Educational leadership is conceptualized in this paper as the involvement of school leaders and administrators in primary and secondary schools (Principals, Headmasters and Teachers) in facilitating relevant, timely, effective and equitable education. The position of educational leaders can be further seen in the context of local, national, and global changes and challenges of the 21st century. The role of educational leadership especially in primary and secondary schools have been modelled along seven critical roles, which are: facilitators of change, architects of school culture, leaders of learning, leaders for professional development, links to parents and communities, strategic communicators, and data-based decision makers (Alas, Tafel, & Tuulik, 2007; Bell & Chan, 2005; Bezzina, 2002; Deal & Peterson, 1999; English & Steffy, 2005; Fullan, 2001; Leithwood, 1996; National Policy Board for Educational Administration, 2008; Normore, 2004; Organization for Economic Cooperation and Development, 2008). The indispensable role that ICT play in world is not limited to the economic sector, the field of education has also been affected by the penetrating influence of new ICT such as phones, email, and the World Wide Web. Apart from enhancing teaching and learning through its dynamic, interactive, and engaging content; ICT also provide real opportunities for individualized instruction (Yusuf, 2005) bringing about new modes of instructional delivery system and bridging digital divide. ICT can make schools more efficient and productive by providing opportunities to communicate through email, mailing lists, chat rooms, learning management systems and so on. ICT also offers faster and easier access to broader and current information, and it can be used to compute mathematical and statistical calculations (Kirschner & Woperies, 2003; Yusuf & Onasanya, 2004).

Key Terms in this Chapter

Technology: A sum of techniques, skills, methods, and processes used in the production of goods or services or in the accomplishment of objectives.

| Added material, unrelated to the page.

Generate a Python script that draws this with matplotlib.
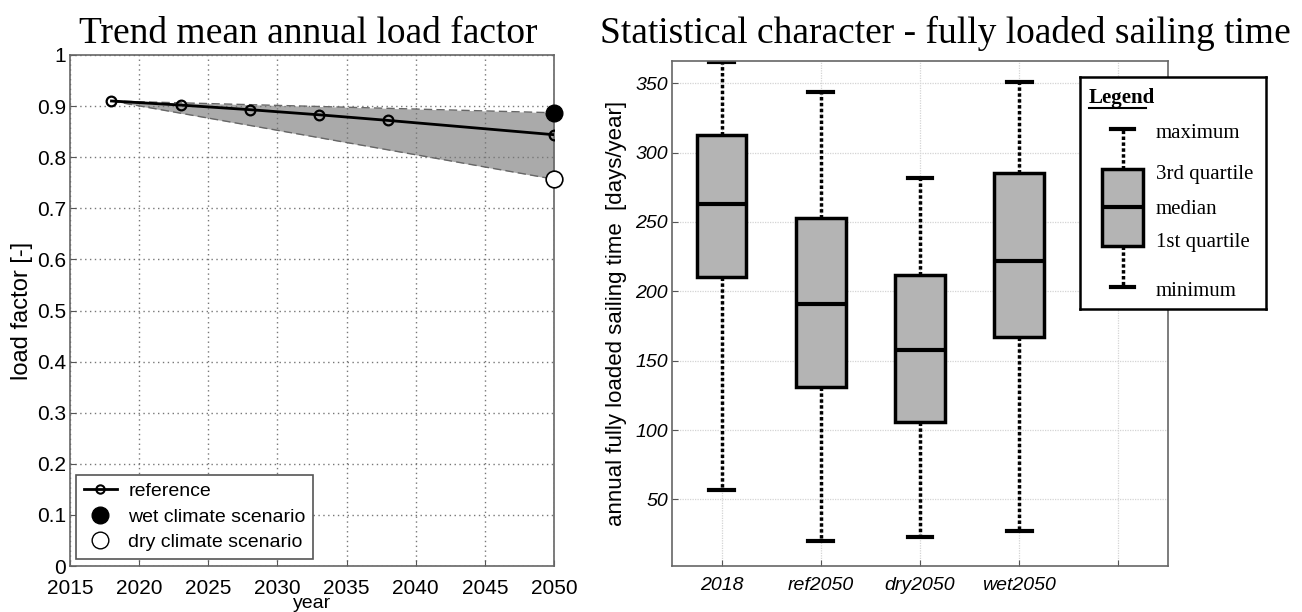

Development: It is the process by which the well-being and quality of life of a nation or region are improved.

Communication: It is the act of conveying meanings from one entity or group through the use of mutually understood signs, symbols, and semiotic rules.

Utilization: The action of making practical and effective use of something.

Nigeria: It is officially the Federal Republic of Nigeria. Also, it is a federal constitutional republic comprising 36 states and its Federal Capital Territory, Abuja. Nigeria is located in West Africa and shares land borders with the Republic of Benin in the west, Chad and Cameroon in the east, and Niger in the north.

Information: This is facts provided or learned about something or someone. It could also mean what is conveyed or represented by a particular arrangement or sequence of things.